François est salarié de Daramic, à Sélestat, depuis 40 ans. Son entreprise de plasturgie produit des pièces à destination de l’industrie automobile 24h sur 24. Les yeux rouges, François évoque un ancien collègue mort deux ans après son départ en retraite : « J’en connais aussi qui sont décédés avant », s’inquiète t-il. Âgé de 60 ans, il devrait pouvoir finir sa carrière sans que les effets de la réforme ne se fassent sentir sur lui. À l’usine, il est très exposé au bruit. Son médecin a récemment constaté une importante perte d’audition, en plus des classiques douleurs articulaires :
« Je vois beaucoup de personnes en dépression autour de moi. Quand on travaille de nuit, dans des conditions difficiles, qu’on voit que notre santé se dégrade, c’est très dur. Qu’ils viennent faire notre boulot ceux qui décident de cette réforme, rien qu’un mois, ils changeraient d’avis. »

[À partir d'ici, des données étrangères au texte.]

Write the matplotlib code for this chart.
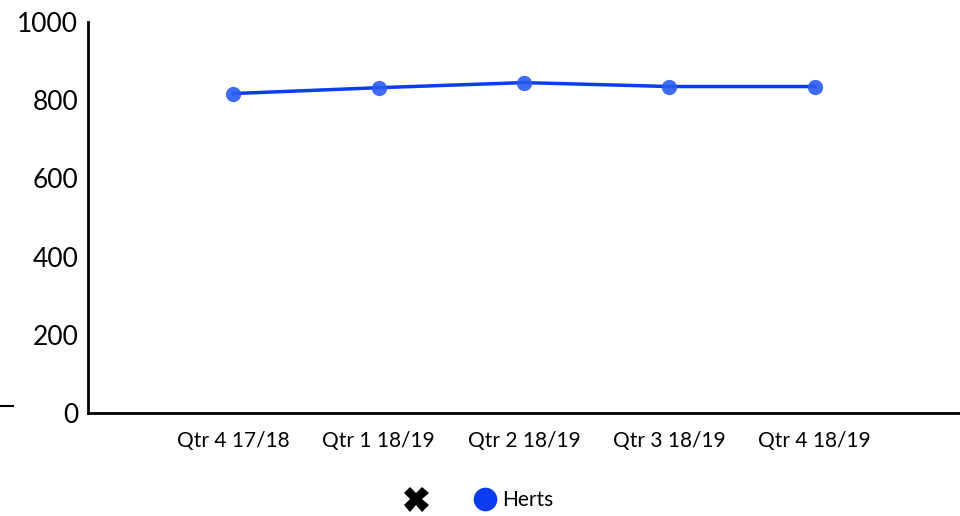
import matplotlib
matplotlib.use("Agg")
import matplotlib.pyplot as plt
from matplotlib.lines import Line2D

categories = ["Qtr 4 17/18", "Qtr 1 18/19", "Qtr 2 18/19", "Qtr 3 18/19", "Qtr 4 18/19"]
herts = [817, 832, 845, 835, 835]
y_ticks = [0, 200, 400, 600, 800, 1000]
series_name = "Herts"

plt.rcParams['font.family'] = ['Lato', 'DejaVu Sans']

fig = plt.figure(figsize=(9.6, 5.16), dpi=100)
ax = fig.add_axes([88/960, 103/516, 872/960, 391/516])

x = list(range(len(categories)))
ax.plot(x, herts, color='#0a3cf0', lw=2.5, zorder=2)
ax.plot(x, herts, ls='none', marker='o', ms=11, color='#2a5cf2', alpha=0.9,
        markeredgewidth=0, zorder=3)

ax.set_xlim(-1, 5)
ax.set_ylim(0, 1000)
ax.set_yticks(y_ticks)
ax.set_yticklabels([str(v) for v in y_ticks], fontsize=19)
ax.set_xticks(x)
ax.set_xticklabels(categories, fontsize=15)
ax.tick_params(axis='both', length=0)
ax.tick_params(axis='x', pad=13)
ax.tick_params(axis='y', pad=7)
for s in ['top', 'right']:
    ax.spines[s].set_visible(False)
for s in ['left', 'bottom']:
    ax.spines[s].set_linewidth(2)
    ax.spines[s].set_color('black')

# small stray dash at left
fig.add_artist(Line2D([0, 13/960], [1 - 406/516, 1 - 406/516], color='black', lw=1.5))

handles = [
    Line2D([], [], ls='none', marker='X', color='black', ms=18, markeredgewidth=0),
    Line2D([], [], ls='none', marker='o', color='#0a3cf0', ms=17, markeredgewidth=0, label=series_name),
]
leg = fig.legend(handles=handles, labels=['', series_name], loc='center',
                 bbox_to_anchor=(478/960, 1 - 500/516), ncol=2, frameon=False,
                 fontsize=15, handletextpad=0.2, columnspacing=1.8, handlelength=1.3)

fig.savefig("out.png", dpi=100)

« Les gens sont déterminés dans cette lutte car l’enjeu est énorme. On sait tous que cette réforme est injuste, qu’ils ont d’autres moyens pour financer les retraites« , souffle François. En tête de cortège, une grande clameur s’élève. Les plus déterminés enchaînent les slogans. Bastien est ouvrier viticole à Blienschwiller. Il montre ses mains, marquées par le bois qu’il a dû tirer ces dernières semaines, malgré la résistance des vrilles qui permettent à la plante de s’accrocher.
« On va gagner sur ce coup là »
« Le plus compliqué c’est au printemps, parce qu’on doit beaucoup se baisser pour entretenir la vigne. Mais l’avantage, c’est qu’il y a moins d’humidité et qu’il fait moins froid ». Du haut de ses 34 ans, il liste déjà des symptômes : douleurs aux genoux, au dos, aux mains… Comme de nombreuses personnes de sa génération, il a commencé à travailler à 26 ans.
Si la réforme passe, il devra aller jusqu’à 67 ans pour éviter une décote de sa retraite, malgré des emplois particulièrement pénibles :
« J’ai fait une fac d’histoire et ensuite un BTS agricole. Pour moi, c’est impossible d’imaginer continuer comme ça pendant des décennies. Il faudra que je trouve autre chose pour tenir, d’autant que les ouvriers agricoles sont particulièrement mal payés. Et c’est nous qui devons nous sacrifier selon le gouvernement ? C’est absurde quand on voit les cadeaux qui sont faits aux grosses entreprises dans le même temps, avec le CICE (crédit d’impôt pour la compétitivité et l’emploi, NDLR) ou le manque de lutte contre l’évasion fiscale par exemple. »
Martine, Nadia, François et Bastien, interrogés aux quatre coins de la manifestation ce mardi, se disent toutes et tous déterminés à poursuivre la mobilisation contre la réforme des retraites ces prochaines semaines. « On va gagner sur ce coup-là », estime Martine, optimiste.